Disappointingly, Brown's long term solution also relies on the same magic.
Many of Bloomberg and Klein’s school reforms are dynamic and exciting, but the ones that they have not yet made are essential. A more substantial up-front investment in supporting all students will pay manifold dividends.
No doubt because it's worked so well in the past.
At least Brown gives us an idea how he'd spend the money this time: on hackneyed bromides naturally.
- preschool -- Brought to you by the same clowns running every other grade.
- reduced class size -- Another expensive bromide with dubious results.
- more skills tutoring -- Brought to you by the same people who didn't know how to do correctly it the first time around.
- more counseling -- In what? Coping with failure?
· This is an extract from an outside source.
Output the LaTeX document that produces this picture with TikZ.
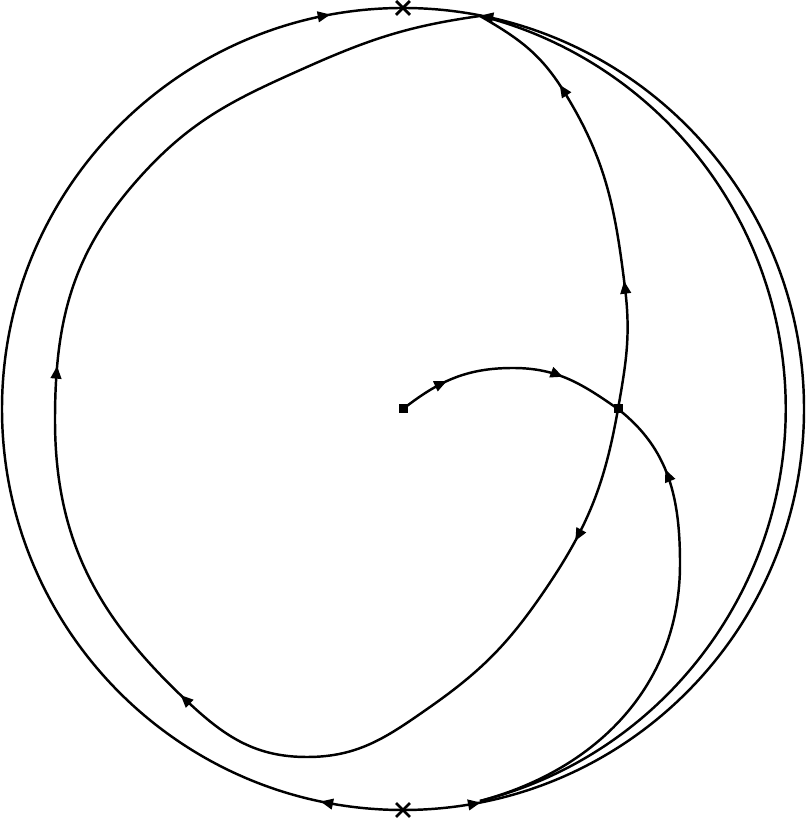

- supervisors more concerned with the student's real needs, not test scores -- Except that the the student's real needs are learning all the fundamental skills being measured by the test scores.
Brown, naturally, blames NCLB for denying these things to students. That's like blaming the thermometer for cold weather and thinking that breaking the thermometer will bring warmer weather.
Brown channels Marx for his big conclusion:
Bloomberg is an expert of the business sphere, but bottom-line-driven business models are an ill fit for the education of young human beings. Focusing on holding struggling students back rather than intensively attending to their academic needs is tantamount to blaming the victims. Many socially promoted students have unwittingly suffered the collateral damage of suffocating poverty at home and a depersonalized, test-obsessed regime at school. It’s time they had some doors opened for them, not slammed in their faces.
Too bad half-baked Marxism and circular reason haven't quite had the successful track record that Brown is hoping for.
If these arguments are any indication of the writing in his Brown's book, my advice to you is not to waste your money.